Each month, Kraken publishes a report analyzing the volatility of Bitcoin. These reports are first shared with the exchange’s VIP clients before being shared publicly.

This report covers Bitcoin’s grind higher in August, as well as historical volatility trends and correlations to gold and the S&P500.

Key Takeaways

  • A surge in volatility in late-July trickled into August and subsequently drove annualized volatility up to an intra- month high of 60% on August 25, in addition to a +53% jump MoM in volume traded.
  • Bitcoin remained range bound between $10,590 – $12,480 for the month of August before finishing up +3% at $11,657, resulting in the weakest monthly positive return since June 2017.
  • Bitcoin’s strong, positive correlation with the S&P 500 and gold persisted into August and climbed as high as 0.84 and 0.97 before plunging to -0.02 and 0.25, respectively. The ascension of bitcoin’s correlation with gold to 0.97 on August 10 marked an all-time high.
  • A rally to an intra-month high of $12,480 coincided with Nasdaq-listed MicroStrategy announcing a $250M bitcoin purchase as part of a new “capital allocation strategy,” Berkshire Hathaway purchasing a majority stake in Barrick Gold mining company, and gold rallying to an all-time high of $2,075/oz.
  • With annualized volatility having historically mean reverted up to its 315-day moving average after falling as low as 15%, coupled with signs of expensive U.S. equities, a multi-year low for bitcoin’s dominance, and a record number of bitcoins remaining untouched for more than a year, market dynamics suggest that incremental volatility is likely on the horizon.

What to Watch?


  • Looking back to January 2012, one can observe 12 separate occasions whereby bitcoin’s volatility slumped into a “suppressed pocket” of 15% – 30% before surging higher.
  • In every instance, bitcoin’s volatility climbed, on average, to 140% and returned +196% over 94 days.
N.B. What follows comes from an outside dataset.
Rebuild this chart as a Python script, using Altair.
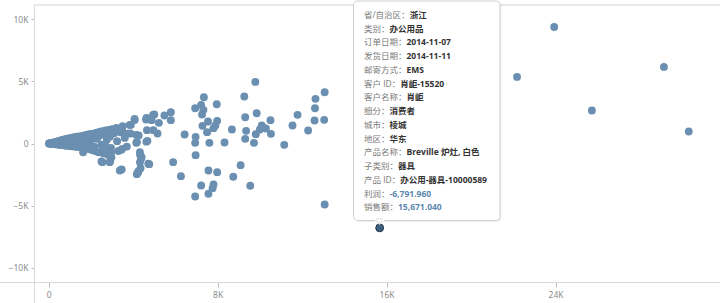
import altair as alt
import pandas as pd

# ---- scatter data: 销售额 (sales) vs 利润 (profit) ----
sales = [
    10, 30, 50, 70, 90, 110, 130, 150, 170, 190, 210, 230, 250, 270, 290, 310, 330, 350, 370, 390,
    410, 430, 450, 470, 490, 510, 530, 550, 570, 590, 610, 630, 650, 670, 690, 710, 730, 750, 770, 790,
    810, 830, 850, 870, 890, 910, 930, 950, 970, 990, 1010, 1040, 1070, 1100, 1130, 1160, 1190, 1220, 1250, 1280,
    1310, 1340, 1370, 1400, 1430, 1460, 1490, 1520, 1550, 1580, 1610, 1640, 1670, 1700, 1730, 1760, 1790, 1820, 1850, 1880,
    1910, 1940, 1970, 2000, 2040, 2080, 2120, 2160, 2200, 2240, 2280, 2320, 2360, 2400, 2450, 2500, 2550, 2600, 2650, 2700,
    2750, 2800, 2850, 2900, 2950, 3000, 3100, 3200, 3300, 3400, 3500, 3600, 3700, 3750, 3835, 4070, 4630, 4940, 4150, 4150,
    4625, 2575, 2890, 3440, 2970, 2500, 2890, 3370, 4320, 4400, 4320, 4715, 4240, 1630,
    23935, 22175, 29131, 25718, 30305, 13066, 12631, 12609, 12587, 13044, 12283, 11783, 11544, 11153, 13066,
    9783, 9261, 9848, 9305, 10500, 10087, 10000, 10522, 9805, 9348, 10283, 9305, 9718, 8674, 8326, 9087, 8740, 9544,
    7348, 7957, 6935, 7218, 7261, 7326, 7978, 7544, 7283, 7805, 7500, 7891, 6957, 6935, 7609, 6435, 6957, 7565, 7978,
    7218, 7805, 7761, 7565, 6935, 6261, 5892, 5783, 5783, 5479, 5000, 5218, 4609, 4065, 4870, 5152, 4957, 4652, 4261,
    3891, 3870, 3478, 4674, 4174, 4326, 4370, 4761, 4348, 4239, 4174, 3478, 2957, 2913, 2544, 3456, 2696, 3239,
]
profit = [
    2, -5, 12, -8, 20, -15, 35, -20, 50, -30, 70, -40, 10, 90, -50, 30, 120, -60, 60, 150,
    -75, 0, 180, -90, 90, 210, -100, 40, 240, -115, 130, 270, -130, -20, 300, 170, -145, 60, 330, -160,
    210, 360, -60, -175, 110, 390, 250, -190, 20, 420, -205, 160, 450, -220, 300, 480, -100, -240, 510, 200,
    -260, 540, 40, 380, -280, 570, 250, -300, -130, 600, 420, -330, 100, 640, -360, 300, 680, -400, -50, 720,
    480, -450, 200, 760, -520, 580, 800, -250, -600, 850, 380, 900, -700, 620, 950, -100, 1000, -800, 760, 1050,
    300, -900, 1100, 550, -350, 1150, 820, 1250, -600, 910, 1400, 450, -250, 800, 1490, 1890, 2050, 2290, 690, 60,
    150, -430, -700, -510, -1100, -1450, -1500, -2170, -700, -1100, -1500, -1630, -2310, -700,
    9383, 5362, 6166, 2654, 965, 4129, 3593, 2842, 1850, 1904, 1046, 2306, 1448, -107, -4906,
    4960, 3780, 2440, 2118, 1877, 1448, 1126, 777, 751, 1019, 1206, 375, 54, 1126, 80, -1743, -2681, -3405,
    3727, 3164, 2842, 3110, 2332, 2708, 1823, 1769, 1421, 1233, 911, 1448, 536, 54, 54, 724, -938, -2172, -2306,
    -3378, -3298, -3593, -4048, -4263, -2627, -1501, 2520, 1877, 2252, 2332, 1662, 1930, 1984, 1877, 804, 1072, 1072, 643,
    1501, 804, 1180, 214, 107, -912, -1233, -1662, -1984, -2252, -2466, -429, -697, -1394, -1501, -2091, -214, 188,
]

# highlighted order (tooltip)
hl_sales = [15671.04]
hl_profit = [-6791.96]

# ---- tooltip text ----
tip_labels = ["省/自治区：", "类别：", "订单日期：", "发货日期：", "邮寄方式：", "客户 ID：", "客户名称：",
              "细分：", "城市：", "地区：", "产品名称：", "子类别：", "产品 ID：", "利润：", "销售额："]
tip_values = ["浙江", "办公用品", "2014-11-07", "2014-11-11", "EMS", "肖岠-15520", "肖岠",
              "消费者", "棱城", "华东", "Breville 炉灶, 白色", "器具", "办公用-器具-10000589",
              "-6,791.960", "15,671.040"]
tip_value_colors = ["#333333"] * 13 + ["#5b87b0", "#5b87b0"]

# ---- x / y ticks ----
x_ticks = [0, 8000, 16000, 24000]
y_ticks = [-10000, -5000, 0, 5000, 10000]

W, H = 686, 277
FS = 8.5
FONT = "Open Sans, Noto Sans CJK SC"


def text_width(s, fs=FS):
    narrow = {" ": 0.26, "/": 0.37, "I": 0.28, "D": 0.71, "-": 0.32, ",": 0.25, ".": 0.27}
    w = 0.0
    for ch in s:
        if ord(ch) > 0x2E80:
            w += fs
        else:
            w += narrow.get(ch, 0.57) * fs
    return w


pts = pd.DataFrame({"sales": sales, "profit": profit})
hl = pd.DataFrame({"sales": hl_sales, "profit": hl_profit})

x_scale = alt.Scale(domain=[-696, 31785], nice=False, zero=False)
y_scale = alt.Scale(domain=[-11150, 11150], nice=False, zero=False)

k_expr = "datum.value == 0 ? '0' : format(datum.value / 1000, 'd') + 'K'"

base = alt.Chart(pts).mark_circle(size=62, opacity=1, color="#6a8fb0").encode(
    x=alt.X("sales:Q", scale=x_scale,
            axis=alt.Axis(values=x_ticks, labelExpr=k_expr, title=None, grid=False,
                          domainColor="#d9d9d9", tickColor="#bdbdbd", tickSize=5,
                          labelPadding=3, labelFontSize=8.5, labelColor="#8c8c8c",
                          labelFont="Noto Sans")),
    y=alt.Y("profit:Q", scale=y_scale,
            axis=alt.Axis(values=y_ticks, labelExpr=k_expr, title=None, grid=False,
                          domainColor="#d9d9d9", tickColor="#bdbdbd", tickSize=3,
                          labelPadding=3, labelFontSize=8.5, labelColor="#8c8c8c",
                          labelFont="Noto Sans")),
)

one = alt.Data(values=[{}])

top_line = alt.Chart(one).mark_rule(color="#e2e2e2", strokeWidth=1.5).encode(
    x=alt.value(0), x2=alt.value(W), y=alt.value(0))
left_ext = alt.Chart(one).mark_rule(color="#d9d9d9").encode(
    x=alt.value(-34), x2=alt.value(0), y=alt.value(H + 0.5))
down_ext = alt.Chart(one).mark_rule(color="#d9d9d9").encode(
    x=alt.value(0.5), y=alt.value(H), y2=alt.value(H + 21))

# tooltip box
tx0, tx1, ty0, ty1 = 319.5, 466, -4, 215.5
shadow = alt.Chart(one).mark_rect(cornerRadius=4, color="#000000", opacity=0.06).encode(
    x=alt.value(tx0 + 1.5), x2=alt.value(tx1 + 1.5), y=alt.value(ty0 + 1.5), y2=alt.value(ty1 + 1.5))
box = alt.Chart(one).mark_rect(cornerRadius=4, fill="#ffffff", stroke="#cfcfcf", strokeWidth=1).encode(
    x=alt.value(tx0), x2=alt.value(tx1), y=alt.value(ty0), y2=alt.value(ty1))

hl_pt = alt.Chart(hl).mark_circle(size=62, opacity=1, color="#3e5f7e", stroke="#223548",
                                  strokeWidth=1).encode(x="sales:Q", y="profit:Q")
pointer = alt.Chart(one).mark_point(shape="triangle-down", size=45, filled=True, fill="#ffffff",
                                    stroke="#cfcfcf", strokeWidth=1, opacity=1).encode(
    x=alt.value(345.5), y=alt.value(ty1 + 1.5))
pointer_cover = alt.Chart(one).mark_rule(color="#ffffff", strokeWidth=1.5).encode(
    x=alt.value(341), x2=alt.value(350), y=alt.value(ty1 - 0.2))

rows = []
for i, (lab, val, col) in enumerate(zip(tip_labels, tip_values, tip_value_colors)):
    lx = 330
    rows.append({"label": lab, "value": val, "col": col,
                 "lx": lx, "vx": lx + text_width(lab), "py": 10 + i * 13.74})
tip_df = pd.DataFrame(rows)

lab_text = alt.Chart(tip_df).mark_text(align="left", baseline="middle", font=FONT, fontSize=FS,
                                       color="#7a7a7a").encode(
    x=alt.X("lx:Q", scale=None), y=alt.Y("py:Q", scale=None), text="label:N")
val_text = alt.Chart(tip_df).mark_text(align="left", baseline="middle", font=FONT, fontSize=FS,
                                       fontWeight="bold").encode(
    x=alt.X("vx:Q", scale=None), y=alt.Y("py:Q", scale=None), text="value:N",
    color=alt.Color("col:N", scale=None))

chart = alt.layer(
    base, top_line, left_ext, down_ext, hl_pt, shadow, box, pointer, pointer_cover, lab_text, val_text
).properties(
    width=W, height=H, autosize=alt.AutoSizeParams(type="none"),
    padding={"left": 34, "top": 5, "right": 0, "bottom": 21},
    background="#ffffff",
).configure_view(strokeWidth=0)

chart.save("out.html", embed_options={"renderer": "svg", "actions": False})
Additionally, on every occasion, volatility mean reverted up to its 315-day moving average, a line of best fit when comparing mean squared errors (MSE) amongst 3-month, 6-month, 9-month, and 1- year moving averages.
  • Considering that bitcoin has only returned +25%, has yet to approach its 315-day moving average of 78%, and only 38 days have passed since volatility troughed at 23%, history indicates that incremental market volatility should be expected.
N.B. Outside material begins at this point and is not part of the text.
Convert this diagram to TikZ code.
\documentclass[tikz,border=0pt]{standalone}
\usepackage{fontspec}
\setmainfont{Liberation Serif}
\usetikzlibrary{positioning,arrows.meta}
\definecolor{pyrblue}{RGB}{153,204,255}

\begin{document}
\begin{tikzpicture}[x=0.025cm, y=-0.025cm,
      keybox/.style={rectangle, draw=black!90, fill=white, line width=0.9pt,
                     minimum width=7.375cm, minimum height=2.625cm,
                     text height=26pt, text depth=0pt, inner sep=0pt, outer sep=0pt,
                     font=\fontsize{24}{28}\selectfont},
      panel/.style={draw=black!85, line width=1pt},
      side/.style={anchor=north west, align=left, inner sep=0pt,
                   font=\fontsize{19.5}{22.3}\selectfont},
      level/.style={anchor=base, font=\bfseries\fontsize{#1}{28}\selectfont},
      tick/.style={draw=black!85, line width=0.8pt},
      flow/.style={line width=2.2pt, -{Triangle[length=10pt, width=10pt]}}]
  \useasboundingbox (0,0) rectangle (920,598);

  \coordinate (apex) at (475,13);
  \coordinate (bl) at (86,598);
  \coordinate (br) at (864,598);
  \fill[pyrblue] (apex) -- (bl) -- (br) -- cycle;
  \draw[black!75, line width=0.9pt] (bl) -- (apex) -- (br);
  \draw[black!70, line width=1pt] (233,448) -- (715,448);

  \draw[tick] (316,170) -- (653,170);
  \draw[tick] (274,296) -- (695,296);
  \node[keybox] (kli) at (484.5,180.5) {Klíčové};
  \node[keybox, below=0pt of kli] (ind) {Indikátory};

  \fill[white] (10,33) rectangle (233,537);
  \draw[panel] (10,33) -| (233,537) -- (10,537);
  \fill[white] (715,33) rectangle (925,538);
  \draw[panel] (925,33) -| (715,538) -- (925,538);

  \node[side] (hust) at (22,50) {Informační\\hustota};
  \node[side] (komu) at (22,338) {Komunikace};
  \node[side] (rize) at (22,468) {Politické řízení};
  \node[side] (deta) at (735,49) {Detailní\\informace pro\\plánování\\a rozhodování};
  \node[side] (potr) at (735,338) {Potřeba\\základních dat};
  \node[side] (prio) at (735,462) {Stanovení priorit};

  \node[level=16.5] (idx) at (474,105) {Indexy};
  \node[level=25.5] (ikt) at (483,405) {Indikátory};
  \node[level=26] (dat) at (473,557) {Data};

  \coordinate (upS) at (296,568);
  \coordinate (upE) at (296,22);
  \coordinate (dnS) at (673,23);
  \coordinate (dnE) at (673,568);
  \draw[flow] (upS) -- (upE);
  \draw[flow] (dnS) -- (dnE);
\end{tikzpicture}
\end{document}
  • Since the start of 2020, altcoins have been stealing market share from bitcoin. Following the emergence of DeFi in Q2, bitcoin’s dominance has fallen further.
  • Although bitcoin could continue to lose market share and underperform, richening altcoins will translate to an eventual rotation back into bitcoin amid a reclamation of dominance.


  • Not only did the S&P 500 hit an all-time high in August, but its forward P/E multiple, a ratio of price to estimated future earnings, rose to an all-time high of 27.8x – surpassing the dot com of 2000.
  • The jump suggests that stocks are relatively expensive and could cheapen in the months ahead. Such a correction could have an impact on bitcoin & the broader crypto market, for better or for worse.
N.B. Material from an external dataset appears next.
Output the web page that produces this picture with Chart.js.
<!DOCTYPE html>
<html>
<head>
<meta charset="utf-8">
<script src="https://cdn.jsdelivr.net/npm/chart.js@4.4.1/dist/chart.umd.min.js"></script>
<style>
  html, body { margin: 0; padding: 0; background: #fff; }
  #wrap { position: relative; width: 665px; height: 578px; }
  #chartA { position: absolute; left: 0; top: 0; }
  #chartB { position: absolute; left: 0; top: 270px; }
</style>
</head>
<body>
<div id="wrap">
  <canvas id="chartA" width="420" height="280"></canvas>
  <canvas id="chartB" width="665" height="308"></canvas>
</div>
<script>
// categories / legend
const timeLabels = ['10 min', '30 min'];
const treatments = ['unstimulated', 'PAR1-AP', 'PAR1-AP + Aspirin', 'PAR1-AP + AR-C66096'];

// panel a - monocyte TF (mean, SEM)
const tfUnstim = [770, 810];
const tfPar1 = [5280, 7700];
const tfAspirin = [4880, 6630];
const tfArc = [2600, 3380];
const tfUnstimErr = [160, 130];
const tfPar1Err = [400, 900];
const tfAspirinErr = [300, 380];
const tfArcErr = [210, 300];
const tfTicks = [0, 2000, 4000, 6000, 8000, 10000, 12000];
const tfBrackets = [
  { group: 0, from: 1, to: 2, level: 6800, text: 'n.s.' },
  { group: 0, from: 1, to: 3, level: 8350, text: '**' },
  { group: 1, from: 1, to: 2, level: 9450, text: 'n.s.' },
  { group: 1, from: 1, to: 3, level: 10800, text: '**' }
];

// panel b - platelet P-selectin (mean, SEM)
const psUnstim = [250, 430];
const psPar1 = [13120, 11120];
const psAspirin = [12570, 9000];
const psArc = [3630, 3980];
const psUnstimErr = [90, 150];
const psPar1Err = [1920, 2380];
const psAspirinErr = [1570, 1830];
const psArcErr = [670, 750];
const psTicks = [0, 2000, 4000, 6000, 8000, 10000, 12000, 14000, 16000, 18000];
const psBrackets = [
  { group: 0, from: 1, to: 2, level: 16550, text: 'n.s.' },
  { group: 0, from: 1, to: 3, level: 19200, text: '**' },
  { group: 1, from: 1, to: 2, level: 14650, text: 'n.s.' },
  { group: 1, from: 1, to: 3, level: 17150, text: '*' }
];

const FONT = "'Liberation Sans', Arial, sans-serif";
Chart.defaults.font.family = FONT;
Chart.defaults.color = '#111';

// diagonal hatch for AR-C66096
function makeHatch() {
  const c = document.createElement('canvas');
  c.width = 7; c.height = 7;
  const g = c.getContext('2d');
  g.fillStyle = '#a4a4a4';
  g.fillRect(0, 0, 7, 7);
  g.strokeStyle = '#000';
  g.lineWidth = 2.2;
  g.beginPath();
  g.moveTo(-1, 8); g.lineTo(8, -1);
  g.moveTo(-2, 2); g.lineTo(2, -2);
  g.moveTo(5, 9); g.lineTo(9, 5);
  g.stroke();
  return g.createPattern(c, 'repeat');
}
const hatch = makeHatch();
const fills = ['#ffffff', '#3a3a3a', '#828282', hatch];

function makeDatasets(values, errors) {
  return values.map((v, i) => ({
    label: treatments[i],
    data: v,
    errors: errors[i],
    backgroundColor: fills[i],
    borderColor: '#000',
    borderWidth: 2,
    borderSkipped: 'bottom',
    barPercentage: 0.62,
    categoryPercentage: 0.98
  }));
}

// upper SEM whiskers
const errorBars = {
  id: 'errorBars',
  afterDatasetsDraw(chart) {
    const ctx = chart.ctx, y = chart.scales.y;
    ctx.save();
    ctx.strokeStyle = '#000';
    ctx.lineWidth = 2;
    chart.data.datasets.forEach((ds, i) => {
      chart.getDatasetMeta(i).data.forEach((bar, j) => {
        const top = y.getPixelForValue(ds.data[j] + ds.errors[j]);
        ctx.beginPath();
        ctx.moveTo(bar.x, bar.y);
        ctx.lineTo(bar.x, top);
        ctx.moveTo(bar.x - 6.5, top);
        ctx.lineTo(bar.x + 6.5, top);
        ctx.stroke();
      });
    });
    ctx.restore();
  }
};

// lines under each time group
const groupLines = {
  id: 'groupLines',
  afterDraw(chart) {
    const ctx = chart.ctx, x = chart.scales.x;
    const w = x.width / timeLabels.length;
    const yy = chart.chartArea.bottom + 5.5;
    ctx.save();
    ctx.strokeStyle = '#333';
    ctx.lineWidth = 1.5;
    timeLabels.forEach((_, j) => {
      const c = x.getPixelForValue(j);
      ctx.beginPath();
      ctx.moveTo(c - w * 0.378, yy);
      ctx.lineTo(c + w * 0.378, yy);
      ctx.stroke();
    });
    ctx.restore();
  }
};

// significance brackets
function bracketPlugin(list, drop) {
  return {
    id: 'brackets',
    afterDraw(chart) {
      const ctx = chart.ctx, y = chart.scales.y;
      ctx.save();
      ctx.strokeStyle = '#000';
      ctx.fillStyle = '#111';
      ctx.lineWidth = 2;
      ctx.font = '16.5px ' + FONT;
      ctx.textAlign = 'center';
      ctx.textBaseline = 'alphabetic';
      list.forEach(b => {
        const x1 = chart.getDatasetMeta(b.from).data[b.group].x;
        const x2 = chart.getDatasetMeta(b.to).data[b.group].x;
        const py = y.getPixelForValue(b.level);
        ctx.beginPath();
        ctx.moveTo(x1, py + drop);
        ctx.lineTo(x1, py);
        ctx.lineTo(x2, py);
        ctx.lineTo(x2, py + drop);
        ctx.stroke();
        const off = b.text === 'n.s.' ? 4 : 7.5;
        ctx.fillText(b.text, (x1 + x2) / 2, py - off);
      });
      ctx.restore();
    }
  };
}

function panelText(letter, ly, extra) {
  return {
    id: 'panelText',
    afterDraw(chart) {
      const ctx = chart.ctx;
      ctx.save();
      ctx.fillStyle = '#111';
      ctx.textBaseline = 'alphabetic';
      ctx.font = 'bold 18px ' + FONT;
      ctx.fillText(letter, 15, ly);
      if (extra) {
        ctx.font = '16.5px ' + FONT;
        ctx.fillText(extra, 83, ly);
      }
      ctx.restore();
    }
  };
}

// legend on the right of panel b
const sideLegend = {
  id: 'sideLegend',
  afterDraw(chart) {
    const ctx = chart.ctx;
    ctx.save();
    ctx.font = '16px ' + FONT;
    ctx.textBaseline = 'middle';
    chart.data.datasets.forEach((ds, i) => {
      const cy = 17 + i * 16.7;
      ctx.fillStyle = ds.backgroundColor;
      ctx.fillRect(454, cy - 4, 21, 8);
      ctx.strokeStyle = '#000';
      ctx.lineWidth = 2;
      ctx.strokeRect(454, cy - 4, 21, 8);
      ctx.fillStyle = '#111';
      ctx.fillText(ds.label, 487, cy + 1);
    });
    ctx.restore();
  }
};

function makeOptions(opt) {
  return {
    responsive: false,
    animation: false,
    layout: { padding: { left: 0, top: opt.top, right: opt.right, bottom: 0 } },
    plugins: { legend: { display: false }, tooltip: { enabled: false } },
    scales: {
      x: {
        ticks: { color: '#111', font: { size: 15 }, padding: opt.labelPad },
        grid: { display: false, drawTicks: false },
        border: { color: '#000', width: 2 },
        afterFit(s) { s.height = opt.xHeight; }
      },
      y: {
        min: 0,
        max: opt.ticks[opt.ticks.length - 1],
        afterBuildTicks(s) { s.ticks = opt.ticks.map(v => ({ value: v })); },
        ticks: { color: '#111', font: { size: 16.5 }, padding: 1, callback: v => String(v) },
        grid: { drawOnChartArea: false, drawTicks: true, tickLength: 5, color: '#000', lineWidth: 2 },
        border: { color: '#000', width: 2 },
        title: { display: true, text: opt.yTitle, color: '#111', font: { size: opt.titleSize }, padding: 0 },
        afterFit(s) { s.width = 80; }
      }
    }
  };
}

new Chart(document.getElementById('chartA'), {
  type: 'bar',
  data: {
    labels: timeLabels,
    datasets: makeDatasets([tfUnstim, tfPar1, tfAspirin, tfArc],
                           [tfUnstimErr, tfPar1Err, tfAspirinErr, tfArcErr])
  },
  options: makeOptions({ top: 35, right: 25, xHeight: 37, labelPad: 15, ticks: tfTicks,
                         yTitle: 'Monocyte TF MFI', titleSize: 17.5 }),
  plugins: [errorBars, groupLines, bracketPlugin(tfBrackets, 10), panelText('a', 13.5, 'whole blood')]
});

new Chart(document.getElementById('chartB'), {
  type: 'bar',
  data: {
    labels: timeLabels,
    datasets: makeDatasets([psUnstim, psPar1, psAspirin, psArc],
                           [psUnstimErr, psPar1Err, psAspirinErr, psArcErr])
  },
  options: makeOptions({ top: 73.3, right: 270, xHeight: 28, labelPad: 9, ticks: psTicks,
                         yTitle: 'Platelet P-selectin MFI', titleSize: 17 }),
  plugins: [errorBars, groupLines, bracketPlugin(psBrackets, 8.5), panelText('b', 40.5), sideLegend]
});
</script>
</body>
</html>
  • As of August 31, a record 63% of Unspent Transaction Outputs (UTXOs) on the Bitcoin blockchain have not moved in +1 year, indicating than an unprecedented 63% of mined bitcoins are in the hands of long-term holders. Said dynamic has not only foreshadowed a new bull market, but incremental market volatility as participants move their richened bitcoin.
  • By keeping a close eye on how the 1+ Yr. HODL wave trends going forward, one can better predict incremental market volatility and potential price appreciation in what is presumably a new bull market cycle.